Nella classifica per materiali, terzo e quarto posto sono di metalli (6,8% dei rifiuti raccolti) e carta e cartone (3,9%).
Tra gli oggetti, invece, dal quinto posto in giù si trovano cotton fioc in plastica (4%), frammenti di polistirolo (3,9%), contenitori per bevande, altri oggetti di plastica, stoviglie usa e getta (in calo) e bottiglie di vetro (in crescita).
I rifiuti monouso in plastica
Da gennaio 2022, anche in Italia è applicata la direttiva europea per ridurre l’uso delle plastiche monouso non biodegradabili e non compostabili, che prende in considerazione “10+1” oggetti di plastica monouso (Sup).
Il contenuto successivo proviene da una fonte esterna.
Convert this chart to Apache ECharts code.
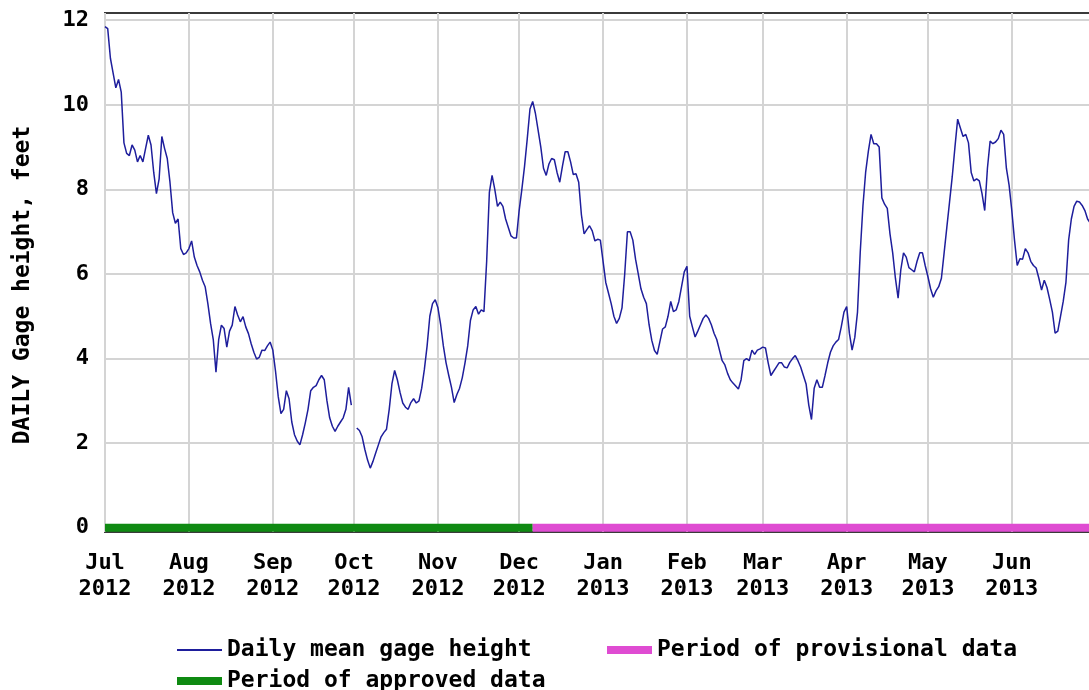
<!DOCTYPE html>
<html>
<head>
<meta charset="utf-8">
<title>Daily mean gage height</title>
<script src="https://cdn.jsdelivr.net/npm/echarts@6/dist/echarts.min.js"></script>
<style>
  html, body { margin: 0; padding: 0; background: #fff; }
  #chart { width: 1089px; height: 690px; }
</style>
</head>
<body>
<div id="chart"></div>
<script>
// daily mean gage height, feet (one value per day, null = no record)
var jul2012 = [11.85, 11.8, 11.1, 10.75, 10.4, 10.6, 10.3, 9.1, 8.85, 8.8, 9.05, 8.93, 8.65, 8.8, 8.65, 8.97,
  9.28, 9.05, 8.4, 7.9, 8.25, 9.25, 8.97, 8.73, 8.17, 7.45, 7.2, 7.3, 6.6, 6.46, 6.5];
var aug2012 = [6.6, 6.78, 6.4, 6.2, 6.05, 5.85, 5.7, 5.3, 4.83, 4.45, 3.68, 4.45, 4.79, 4.71, 4.27, 4.65,
  4.79, 5.23, 5.03, 4.87, 4.99, 4.75, 4.59, 4.35, 4.15, 3.99, 4.03, 4.2, 4.19, 4.3, 4.39];
var sep2012 = [4.2, 3.7, 3.1, 2.7, 2.8, 3.24, 3.05, 2.5, 2.2, 2.05, 1.96, 2.2, 2.48, 2.8, 3.24, 3.32,
  3.36, 3.5, 3.6, 3.5, 3.0, 2.6, 2.4, 2.28, 2.4, 2.5, 2.6, 2.8, 3.32, 2.9];
var oct2012 = [null, 2.36, 2.3, 2.15, 1.85, 1.6, 1.41, 1.57, 1.77, 1.96, 2.15, 2.25, 2.33, 2.8, 3.4, 3.72,
  3.5, 3.2, 2.95, 2.85, 2.8, 2.96, 3.05, 2.95, 3.0, 3.3, 3.75, 4.3, 5.0, 5.3, 5.39];
var nov2012 = [5.2, 4.8, 4.3, 3.9, 3.6, 3.32, 2.96, 3.15, 3.3, 3.55, 3.9, 4.3, 4.9, 5.15, 5.23, 5.05,
  5.15, 5.11, 6.3, 7.93, 8.33, 8.0, 7.6, 7.7, 7.6, 7.3, 7.1, 6.9, 6.85, 6.85];
var dec2012 = [7.5, 8.0, 8.55, 9.2, 9.9, 10.08, 9.8, 9.4, 9.0, 8.5, 8.33, 8.6, 8.73, 8.7, 8.4, 8.17,
  8.55, 8.89, 8.89, 8.65, 8.35, 8.37, 8.17, 7.4, 6.95, 7.05, 7.14, 7.02, 6.78, 6.82, 6.8];
var jan2013 = [6.3, 5.8, 5.55, 5.3, 5.0, 4.83, 4.95, 5.2, 6.0, 7.0, 7.0, 6.8, 6.35, 6.0, 5.65, 5.45,
  5.3, 4.8, 4.43, 4.19, 4.1, 4.4, 4.7, 4.75, 5.0, 5.35, 5.11, 5.15, 5.35, 5.7, 6.05];
var feb2013 = [6.18, 5.0, 4.75, 4.51, 4.65, 4.8, 4.95, 5.03, 4.95, 4.8, 4.6, 4.45, 4.2, 3.95, 3.85, 3.65,
  3.5, 3.42, 3.35, 3.28, 3.5, 3.95, 4.0, 3.95, 4.2, 4.1, 4.2, 4.23];
var mar2013 = [4.27, 4.25, 3.9, 3.6, 3.7, 3.8, 3.9, 3.9, 3.8, 3.78, 3.91, 4.0, 4.07, 3.95, 3.8, 3.6,
  3.4, 2.9, 2.56, 3.3, 3.5, 3.32, 3.32, 3.6, 3.9, 4.15, 4.3, 4.39, 4.45, 4.75, 5.1];
var apr2013 = [5.23, 4.6, 4.2, 4.5, 5.1, 6.5, 7.6, 8.4, 8.9, 9.3, 9.08, 9.08, 9.0, 7.8, 7.65, 7.55,
  6.95, 6.5, 5.9, 5.43, 6.1, 6.5, 6.4, 6.15, 6.1, 6.05, 6.3, 6.5, 6.5, 6.2];
var may2013 = [5.94, 5.65, 5.45, 5.6, 5.7, 5.9, 6.5, 7.1, 7.7, 8.3, 9.0, 9.66, 9.45, 9.25, 9.3, 9.1,
  8.4, 8.2, 8.25, 8.2, 7.9, 7.5, 8.5, 9.14, 9.08, 9.12, 9.2, 9.4, 9.3, 8.5, 8.1];
var jun2013 = [7.5, 6.8, 6.2, 6.36, 6.35, 6.6, 6.5, 6.3, 6.2, 6.14, 5.9, 5.62, 5.85, 5.68, 5.4, 5.1,
  4.6, 4.65, 5.0, 5.35, 5.8, 6.8, 7.3, 7.6, 7.72, 7.7, 7.62, 7.5, 7.3, 7.2];

var approvedPeriod = ['2012-07-01', '2012-12-06'];
var provisionalPeriod = ['2012-12-06', '2013-07-01'];
var axisRange = ['2012-07-01', '2013-07-01'];
var monthNames = ['Jan', 'Feb', 'Mar', 'Apr', 'May', 'Jun', 'Jul', 'Aug', 'Sep', 'Oct', 'Nov', 'Dec'];

function toDate(s) {
  var p = s.split('-');
  return new Date(+p[0], +p[1] - 1, +p[2]);
}

var blocks = [
  [2012, 6, jul2012], [2012, 7, aug2012], [2012, 8, sep2012], [2012, 9, oct2012],
  [2012, 10, nov2012], [2012, 11, dec2012], [2013, 0, jan2013], [2013, 1, feb2013],
  [2013, 2, mar2013], [2013, 3, apr2013], [2013, 4, may2013], [2013, 5, jun2013]
];
var daily = [];
for (var b = 0; b < blocks.length; b++) {
  for (var i = 0; i < blocks[b][2].length; i++) {
    daily.push([new Date(blocks[b][0], blocks[b][1], i + 1), blocks[b][2][i]]);
  }
}

var xMax = toDate(axisRange[1]).getTime();
var font = 'DejaVu Sans Mono';
var txt = { fontFamily: font, fontWeight: 'bold', fontSize: 22, color: '#000' };
var legendTxt = Object.assign({}, txt, { fontSize: 23, lineHeight: 24 });
var gridLine = { show: true, showMinLine: false, showMaxLine: false, lineStyle: { color: '#d4d4d4', width: 2 } };

var chart = echarts.init(document.getElementById('chart'));
chart.setOption({
  animation: false,
  backgroundColor: '#fff',
  grid: {
    left: 105, top: 13, right: -4, bottom: 158,
    outerBoundsMode: 'none', containLabel: false,
    show: true, borderColor: '#3a3a3a', borderWidth: 2, backgroundColor: '#fff'
  },
  xAxis: {
    type: 'time',
    min: toDate(axisRange[0]),
    max: xMax,
    splitNumber: 12,
    minInterval: 28 * 86400000,
    maxInterval: 31 * 86400000,
    axisLine: { show: false, onZero: false },
    axisTick: { show: false },
    splitLine: gridLine,
    axisLabel: Object.assign({}, txt, {
      margin: 18,
      lineHeight: 26,
      hideOverlap: false,
      formatter: function (v) {
        if (v >= xMax) return '';
        var d = new Date(v);
        return monthNames[d.getMonth()] + '\n' + d.getFullYear();
      }
    })
  },
  yAxis: {
    type: 'value',
    min: -0.1,
    max: 12.17,
    splitNumber: 6,
    axisLine: { show: false },
    axisTick: { show: false },
    splitLine: gridLine,
    axisLabel: Object.assign({}, txt, { margin: 16, showMinLabel: false, showMaxLabel: false })
  },
  legend: [
    { left: 177, top: 638, padding: 0, selectedMode: false, itemWidth: 45, itemHeight: 2, icon: 'rect',
      textStyle: legendTxt, data: ['Daily mean gage height'] },
    { left: 607, top: 638, padding: 0, selectedMode: false, itemWidth: 45, itemHeight: 8, icon: 'rect',
      textStyle: legendTxt, data: ['Period of provisional data'] },
    { left: 177, top: 669, padding: 0, selectedMode: false, itemWidth: 45, itemHeight: 8, icon: 'rect',
      textStyle: legendTxt, data: ['Period of approved data'] }
  ],
  graphic: [{
    type: 'text',
    x: 23,
    y: 285,
    rotation: Math.PI / 2,
    style: {
      text: 'DAILY Gage height, feet',
      font: 'bold 23px "' + font + '"',
      fill: '#000',
      textAlign: 'center',
      textVerticalAlign: 'middle'
    }
  }],
  series: [
    {
      name: 'Period of approved data',
      type: 'line',
      symbol: 'none',
      color: '#0f8a12',
      lineStyle: { width: 8, color: '#0f8a12' },
      data: approvedPeriod.map(function (s) { return [toDate(s), 0]; }),
      z: 3
    },
    {
      name: 'Period of provisional data',
      type: 'line',
      symbol: 'none',
      color: '#df4cd2',
      lineStyle: { width: 8, color: '#df4cd2' },
      data: provisionalPeriod.map(function (s) { return [toDate(s), 0]; }),
      z: 3
    },
    {
      name: 'Daily mean gage height',
      type: 'line',
      symbol: 'none',
      connectNulls: false,
      color: '#1e1e9c',
      lineStyle: { width: 1.5, color: '#1e1e9c' },
      data: daily,
      z: 4
    }
  ]
});
</script>
</body>
</html>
Nel totale degli oggetti monitorati da Legambiente, i Sup raggiungono il 46%, guidati dalle bottiglie in plastica (compresi tappi e anelli): 5.487 ritrovamenti, pari al 15% del totale e 39% dei Sup. Vengono quindi mozziconi di sigaretta e attrezzi da pesca (entrambi con il 15% dei Sup). Tra i contenitori in plastica per alimenti (1% del totale e 6% degli oggetti Sup), i bicchieri di plastica (0,7% e 3%) superano posate e piatti (1% dei Sup), cannucce e agitatori per cocktail (3% dei Sup).
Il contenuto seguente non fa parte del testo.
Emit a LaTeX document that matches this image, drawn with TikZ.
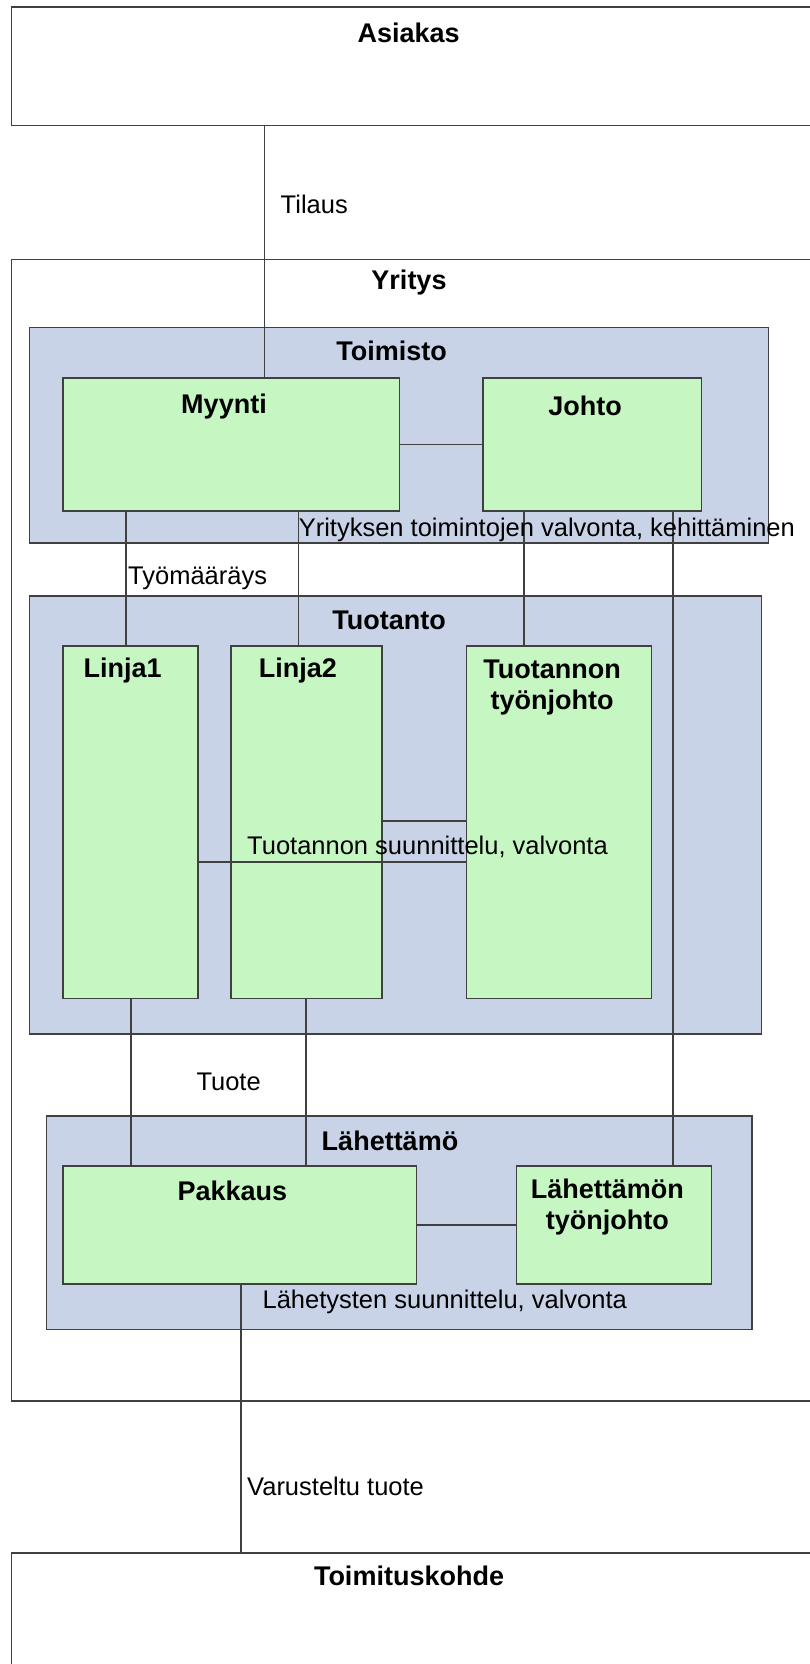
\documentclass[tikz,border=0pt]{standalone}
\usepackage{fontspec}
\setmainfont{Liberation Sans}
\definecolor{unitfill}{RGB}{201,211,231}
\definecolor{rolefill}{RGB}{198,247,194}
\definecolor{edge}{RGB}{64,64,64}
\begin{document}
\begin{tikzpicture}[x=1pt,y=-1pt,
  box/.style={draw=edge, line width=1.6pt, inner sep=0pt, outer sep=0pt, anchor=north west},
  party/.style={box, fill=white},
  unit/.style={box, fill=unitfill},
  role/.style={box, fill=rolefill},
  title/.style={font=\fontsize{27}{31}\selectfont\bfseries, inner sep=0pt, align=center},
  flow/.style={font=\fontsize{25.5}{29}\selectfont, inner sep=0pt, anchor=west},
  link/.style={draw=edge, line width=1.6pt}]
\useasboundingbox (0,0) rectangle (810,1664);
\clip (0,0) rectangle (810,1664);
\fill[white] (0,0) rectangle (810,1664);

% outer parties and the company
\node[party, minimum width=818.6pt, minimum height=118.4pt] (asiakas) at (11.4,7.3) {};
\node[party, minimum width=818.6pt, minimum height=1141.7pt] (yritys) at (11.4,259.3) {};
\node[party, minimum width=818.6pt, minimum height=150pt] (kohde) at (11.4,1552.7) {};

% office
\node[unit, minimum width=739.2pt, minimum height=215.4pt] (toimisto) at (29.4,327.3) {};
\node[role, minimum width=336.3pt, minimum height=133.3pt] (myynti) at (63,377.7) {};
\node[role, minimum width=218.4pt, minimum height=133.3pt] (johto) at (483,377.7) {};

% production
\node[unit, minimum width=732pt, minimum height=438.3pt] (tuotanto) at (29.4,595.7) {};
\node[role, minimum width=134.8pt, minimum height=352.3pt] (linja1) at (63,646) {};
\node[role, minimum width=151.3pt, minimum height=352.3pt] (linja2) at (230.9,646) {};
\node[role, minimum width=184.9pt, minimum height=352.3pt] (tuotjohto) at (466.4,646) {};

% dispatch
\node[unit, minimum width=705.5pt, minimum height=213.3pt] (lahettamo) at (46.5,1116) {};
\node[role, minimum width=353.3pt, minimum height=118pt] (pakkaus) at (63,1166) {};
\node[role, minimum width=194.8pt, minimum height=118pt] (lahjohto) at (516.5,1166) {};

% connector positions
\coordinate (xTil) at (264.5,0);
\coordinate (xL1up) at (126,0);
\coordinate (xL2up) at (298.6,0);
\coordinate (xTT) at (523.8,0);
\coordinate (xLT) at (672.7,0);
\coordinate (xL1dn) at (130.7,0);
\coordinate (xL2dn) at (305.8,0);
\coordinate (xPak) at (240.7,0);
\coordinate (yL2) at (0,820.7);
\coordinate (yL1) at (0,861.7);

% connectors
\draw[link] (asiakas.south -| xTil) -- (myynti.north -| xTil);
\draw[link] (myynti.east) -- (johto.west);
\draw[link] (myynti.south -| xL1up) -- (linja1.north -| xL1up);
\draw[link] (myynti.south -| xL2up) -- (linja2.north -| xL2up);
\draw[link] (johto.south -| xTT) -- (tuotjohto.north -| xTT);
\draw[link] (johto.south -| xLT) -- (lahjohto.north -| xLT);
\draw[link] (linja2.east |- yL2) -- (tuotjohto.west |- yL2);
\draw[link] (linja1.east |- yL1) -- (tuotjohto.west |- yL1);
\draw[link] (linja1.south -| xL1dn) -- (pakkaus.north -| xL1dn);
\draw[link] (linja2.south -| xL2dn) -- (pakkaus.north -| xL2dn);
\draw[link] (pakkaus.east) -- (lahjohto.west);
\draw[link] (pakkaus.south -| xPak) -- (kohde.north -| xPak);

% titles
\node[title] (tAsiakas) at (408.6,33) {Asiakas};
\node[title] (tYritys) at (409,283) {Yritys};
\node[title] (tToimisto) at (391.5,351) {Toimisto};
\node[title] (tMyynti) at (224,406.5) {Myynti};
\node[title] (tJohto) at (585,405.5) {Johto};
\node[title] (tTuotanto) at (389,620) {Tuotanto};
\node[title] (tLinja1) at (122.7,671) {Linja1};
\node[title] (tLinja2) at (297.8,671) {Linja2};
\node[title] (tTuotjohto) at (552,687.5) {Tuotannon\\työnjohto};
\node[title] (tLahettamo) at (390,1140.5) {Lähettämö};
\node[title] (tPakkaus) at (232.4,1191) {Pakkaus};
\node[title] (tLahjohto) at (607.4,1207.5) {Lähettämön\\työnjohto};
\node[title] (tKohde) at (409,1576) {Toimituskohde};

% flow labels
\node[flow] (fTilaus) at (280.5,204) {Tilaus};
\node[flow] (fValvonta) at (298.6,530) {Yrityksen toimintojen valvonta, kehittäminen};
\node[flow] (fTyomaarays) at (128,578.3) {Työmääräys};
\node[flow] (fTuotsuun) at (247,846.7) {Tuotannon suunnittelu, valvonta};
\node[flow] (fTuote) at (196.3,1082.3) {Tuote};
\node[flow] (fLahsuun) at (262.4,1301.7) {Lähetysten suunnittelu, valvonta};
\node[flow] (fVarusteltu) at (247,1486) {Varusteltu tuote};
\end{tikzpicture}
\end{document}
Nonostante siano stati messi al bando ormai da 10 anni, con una riduzione dell’uso pari al 55% dal 2013, i sacchetti di plastica continuano a finire sulle nostre spiagge, costituendo il 2% del totale e il 3% degli oggetti Sup. Infine, i volontari hanno censito anche 58 assorbenti igienici e 103 palloncini di gomma.
Le isole di plastica
Se la plastica spiaggiata può essere in qualche modo raccolta, ben più problematico è il tema dell’inquinamento da polimeri artificiali in acqua. E non solo per il possibile rilascio di sostanze tossiche che, ingerite da pesci e altri animali marini, possono entrare nella catena alimentare, costituendo un rischio per la salute pubblica.
Le correnti marine possono infatti determinare aggregati delle masse di rifiuti, formando vere e proprie isole galleggianti che trovano negli 8 milioni di rifiuti rilasciati in mari e oceani ogni anno il materiale per ingrandirsi. Anche perché si tratta di formazioni che si degradano molto lentamente e possono restare intrappolate per anni all’interno di vortici acquatici.
La più grande e famosa isola di plastica, nota fin dagli anni ’80 del secolo scorso e scoperta nel 1997, è la “Pacific Trash Vortex. Collocata nell’Oceano Pacifico, tra California e Hawaii, si stima che occupi un’area variabile tra 700 mila e 10 milioni di km quadrati (in pratica come la Spagna o gli Usa) e sia formata da rifiuti tra 3 e 100 milioni di tonnellate.
L’isola di plastica italiana, formata principalmente di microplastiche, bottiglie, sacchetti, bicchieri, cassette e flaconi di plastica, è stata scoperta grazie agli studi condotti da ricercatori italiani e internazionali e galleggia in un tratto al largo dell’Arcipelago Toscano.